[Aim]: Check every line below for the word "this" and copy the ones that have it.

[Entries with chart source code]

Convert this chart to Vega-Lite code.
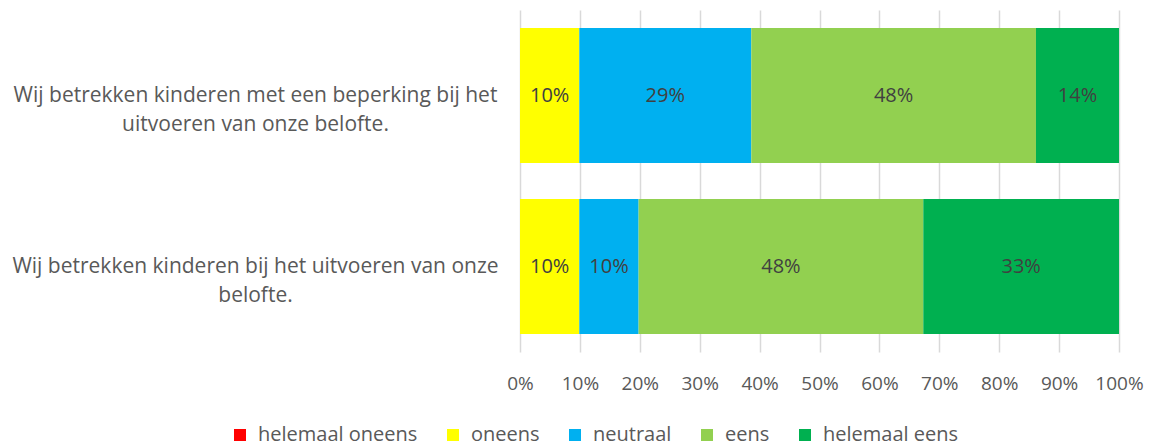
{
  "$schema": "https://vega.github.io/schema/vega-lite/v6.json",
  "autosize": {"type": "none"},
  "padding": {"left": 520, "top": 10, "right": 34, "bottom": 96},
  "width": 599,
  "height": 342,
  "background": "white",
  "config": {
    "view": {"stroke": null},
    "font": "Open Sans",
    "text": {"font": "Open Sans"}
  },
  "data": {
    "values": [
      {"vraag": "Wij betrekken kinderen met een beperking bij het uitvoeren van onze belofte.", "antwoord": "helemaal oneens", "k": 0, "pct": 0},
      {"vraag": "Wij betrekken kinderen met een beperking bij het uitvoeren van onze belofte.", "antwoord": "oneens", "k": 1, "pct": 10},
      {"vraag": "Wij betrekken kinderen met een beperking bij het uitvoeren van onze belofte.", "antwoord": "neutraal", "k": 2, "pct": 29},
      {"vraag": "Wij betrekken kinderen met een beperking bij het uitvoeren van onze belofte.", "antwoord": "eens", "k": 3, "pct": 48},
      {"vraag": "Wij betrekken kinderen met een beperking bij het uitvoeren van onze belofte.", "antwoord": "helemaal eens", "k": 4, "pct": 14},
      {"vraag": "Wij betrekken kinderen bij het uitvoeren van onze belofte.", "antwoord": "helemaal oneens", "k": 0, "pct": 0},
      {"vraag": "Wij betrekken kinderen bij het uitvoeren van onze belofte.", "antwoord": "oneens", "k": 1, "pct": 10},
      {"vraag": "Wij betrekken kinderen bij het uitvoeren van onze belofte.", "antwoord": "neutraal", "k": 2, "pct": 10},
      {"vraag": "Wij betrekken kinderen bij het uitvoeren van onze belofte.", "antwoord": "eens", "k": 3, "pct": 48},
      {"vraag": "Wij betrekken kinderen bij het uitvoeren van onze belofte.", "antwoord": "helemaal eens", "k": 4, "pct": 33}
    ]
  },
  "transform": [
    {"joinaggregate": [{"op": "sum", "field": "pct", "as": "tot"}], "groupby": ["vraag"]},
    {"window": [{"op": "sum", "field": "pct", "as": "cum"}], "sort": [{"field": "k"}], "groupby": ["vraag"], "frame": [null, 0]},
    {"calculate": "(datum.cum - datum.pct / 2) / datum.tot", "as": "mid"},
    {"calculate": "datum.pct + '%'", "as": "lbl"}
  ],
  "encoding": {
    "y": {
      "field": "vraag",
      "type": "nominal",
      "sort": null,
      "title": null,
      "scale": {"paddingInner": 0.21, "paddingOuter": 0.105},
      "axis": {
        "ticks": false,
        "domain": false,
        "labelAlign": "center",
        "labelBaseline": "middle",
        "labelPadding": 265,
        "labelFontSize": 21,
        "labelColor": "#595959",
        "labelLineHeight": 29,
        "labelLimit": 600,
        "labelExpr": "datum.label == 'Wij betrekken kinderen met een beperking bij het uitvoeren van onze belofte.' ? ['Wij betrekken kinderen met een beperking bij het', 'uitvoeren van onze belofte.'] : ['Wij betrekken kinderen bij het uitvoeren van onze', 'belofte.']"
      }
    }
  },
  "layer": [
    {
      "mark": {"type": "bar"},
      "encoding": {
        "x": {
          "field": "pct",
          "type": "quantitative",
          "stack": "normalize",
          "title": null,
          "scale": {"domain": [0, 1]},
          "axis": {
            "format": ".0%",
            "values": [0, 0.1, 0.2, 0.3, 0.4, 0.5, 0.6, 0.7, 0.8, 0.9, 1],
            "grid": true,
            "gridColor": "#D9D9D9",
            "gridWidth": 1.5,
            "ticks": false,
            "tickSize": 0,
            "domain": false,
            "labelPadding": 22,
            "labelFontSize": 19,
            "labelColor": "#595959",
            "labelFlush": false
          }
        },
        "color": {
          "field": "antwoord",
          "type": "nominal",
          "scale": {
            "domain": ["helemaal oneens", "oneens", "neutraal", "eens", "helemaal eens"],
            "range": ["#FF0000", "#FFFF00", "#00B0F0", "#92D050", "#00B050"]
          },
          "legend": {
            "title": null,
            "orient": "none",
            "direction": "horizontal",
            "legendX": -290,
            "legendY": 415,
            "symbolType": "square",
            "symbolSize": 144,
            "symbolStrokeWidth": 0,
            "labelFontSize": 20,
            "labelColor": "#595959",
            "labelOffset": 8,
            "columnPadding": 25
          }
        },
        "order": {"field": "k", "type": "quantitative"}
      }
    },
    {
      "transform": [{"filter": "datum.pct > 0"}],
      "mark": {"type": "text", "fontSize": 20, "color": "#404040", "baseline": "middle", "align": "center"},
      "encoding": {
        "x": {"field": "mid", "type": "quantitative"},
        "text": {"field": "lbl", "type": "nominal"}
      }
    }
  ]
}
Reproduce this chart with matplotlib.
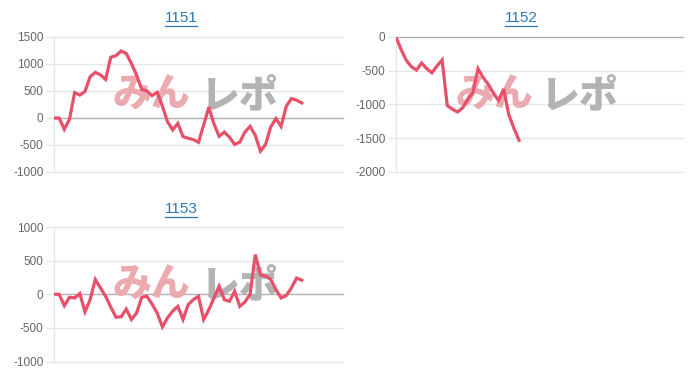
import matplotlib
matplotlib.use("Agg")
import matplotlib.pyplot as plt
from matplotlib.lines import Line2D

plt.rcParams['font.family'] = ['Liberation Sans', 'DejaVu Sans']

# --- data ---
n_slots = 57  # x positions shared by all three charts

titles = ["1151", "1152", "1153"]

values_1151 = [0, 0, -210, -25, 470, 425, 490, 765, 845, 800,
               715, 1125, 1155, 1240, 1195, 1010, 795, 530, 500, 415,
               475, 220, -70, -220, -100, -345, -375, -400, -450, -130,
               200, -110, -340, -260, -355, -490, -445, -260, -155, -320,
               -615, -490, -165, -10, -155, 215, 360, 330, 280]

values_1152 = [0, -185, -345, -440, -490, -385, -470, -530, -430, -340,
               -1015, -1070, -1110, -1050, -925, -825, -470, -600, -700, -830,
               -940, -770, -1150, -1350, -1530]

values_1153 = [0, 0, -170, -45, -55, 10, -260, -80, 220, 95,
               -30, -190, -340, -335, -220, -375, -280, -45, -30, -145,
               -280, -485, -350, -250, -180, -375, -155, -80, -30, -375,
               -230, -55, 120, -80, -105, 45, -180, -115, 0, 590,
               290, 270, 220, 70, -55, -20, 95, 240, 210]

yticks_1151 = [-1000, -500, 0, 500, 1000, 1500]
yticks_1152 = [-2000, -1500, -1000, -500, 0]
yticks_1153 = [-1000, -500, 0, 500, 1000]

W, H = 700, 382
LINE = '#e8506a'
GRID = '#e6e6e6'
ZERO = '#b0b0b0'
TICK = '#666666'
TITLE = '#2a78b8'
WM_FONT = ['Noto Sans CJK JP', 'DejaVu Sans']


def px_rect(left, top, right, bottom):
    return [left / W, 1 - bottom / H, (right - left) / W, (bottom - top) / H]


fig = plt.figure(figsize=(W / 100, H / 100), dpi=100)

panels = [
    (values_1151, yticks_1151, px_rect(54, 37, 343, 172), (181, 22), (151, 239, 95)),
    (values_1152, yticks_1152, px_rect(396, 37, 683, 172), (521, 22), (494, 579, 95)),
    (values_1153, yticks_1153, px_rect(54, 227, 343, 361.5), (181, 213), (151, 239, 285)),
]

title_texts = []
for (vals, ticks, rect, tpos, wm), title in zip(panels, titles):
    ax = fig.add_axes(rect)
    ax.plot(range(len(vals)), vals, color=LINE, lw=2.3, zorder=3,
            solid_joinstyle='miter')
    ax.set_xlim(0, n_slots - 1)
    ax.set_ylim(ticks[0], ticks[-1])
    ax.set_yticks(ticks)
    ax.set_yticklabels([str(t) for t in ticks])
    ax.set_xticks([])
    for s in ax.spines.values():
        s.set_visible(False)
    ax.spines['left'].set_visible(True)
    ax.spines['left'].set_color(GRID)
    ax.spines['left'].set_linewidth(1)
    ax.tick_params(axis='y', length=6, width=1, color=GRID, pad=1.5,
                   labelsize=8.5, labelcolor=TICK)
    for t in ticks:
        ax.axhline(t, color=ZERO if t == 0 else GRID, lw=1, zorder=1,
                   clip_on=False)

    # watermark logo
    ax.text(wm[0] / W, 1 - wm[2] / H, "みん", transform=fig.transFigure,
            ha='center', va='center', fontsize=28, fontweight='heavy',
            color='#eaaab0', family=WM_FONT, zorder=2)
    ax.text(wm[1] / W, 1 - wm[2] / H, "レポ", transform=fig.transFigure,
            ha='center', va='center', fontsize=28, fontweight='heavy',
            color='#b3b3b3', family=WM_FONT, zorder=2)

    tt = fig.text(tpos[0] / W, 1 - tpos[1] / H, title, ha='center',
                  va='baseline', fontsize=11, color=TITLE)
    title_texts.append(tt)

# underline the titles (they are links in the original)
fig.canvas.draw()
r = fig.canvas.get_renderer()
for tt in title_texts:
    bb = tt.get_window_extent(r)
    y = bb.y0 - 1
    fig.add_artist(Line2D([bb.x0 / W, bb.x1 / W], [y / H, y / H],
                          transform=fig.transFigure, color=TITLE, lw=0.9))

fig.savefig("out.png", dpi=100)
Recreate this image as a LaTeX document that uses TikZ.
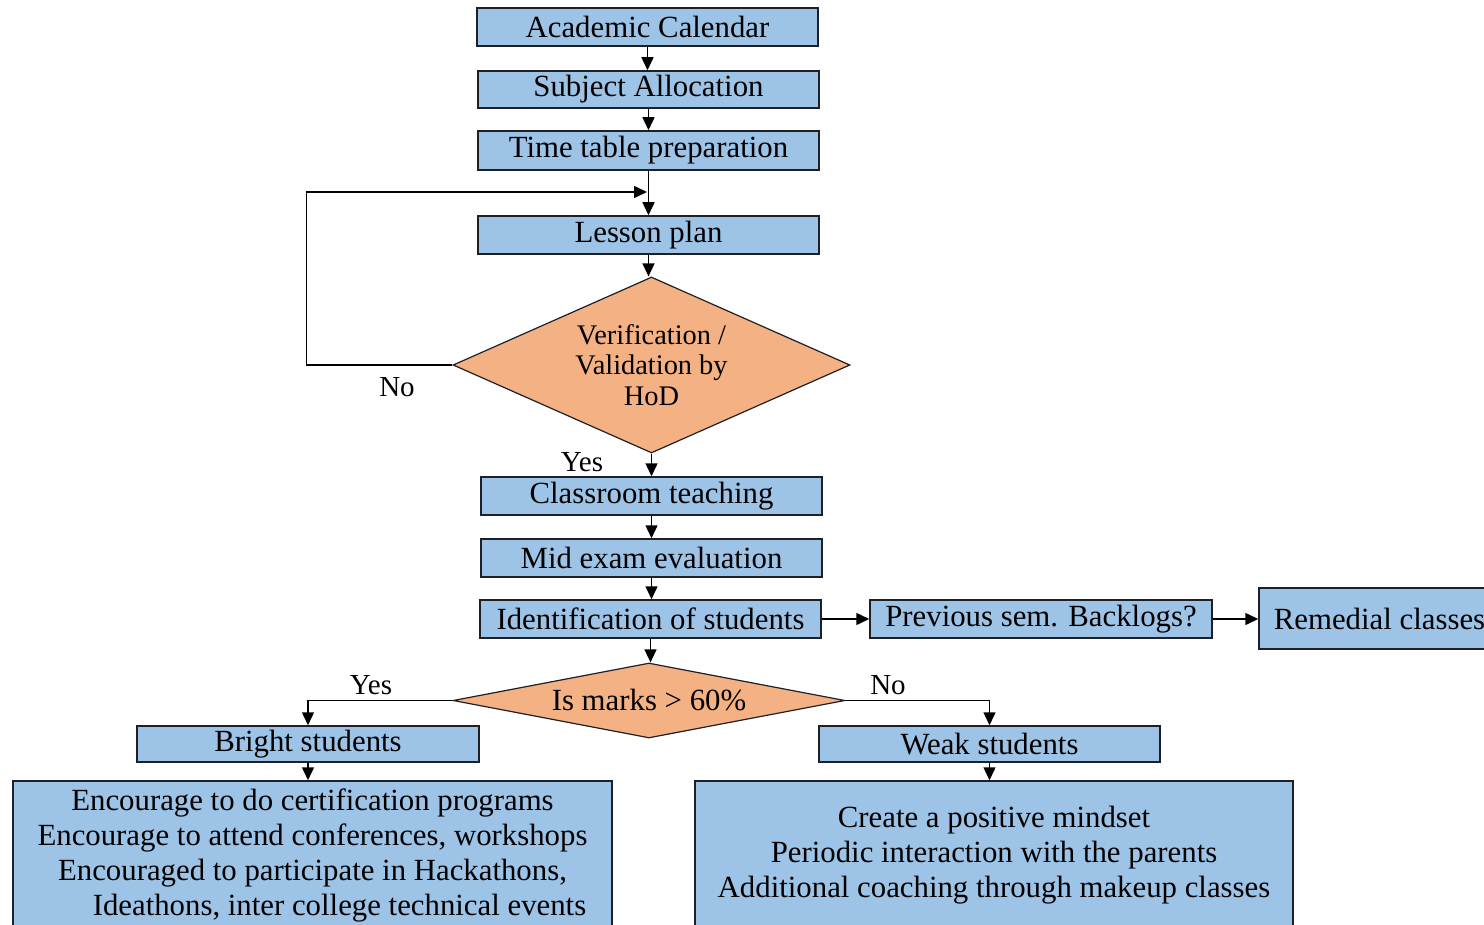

[Full response]:
Convert this chart to Vega-Lite code.
Reproduce this chart with matplotlib.
Recreate this image as a LaTeX document that uses TikZ.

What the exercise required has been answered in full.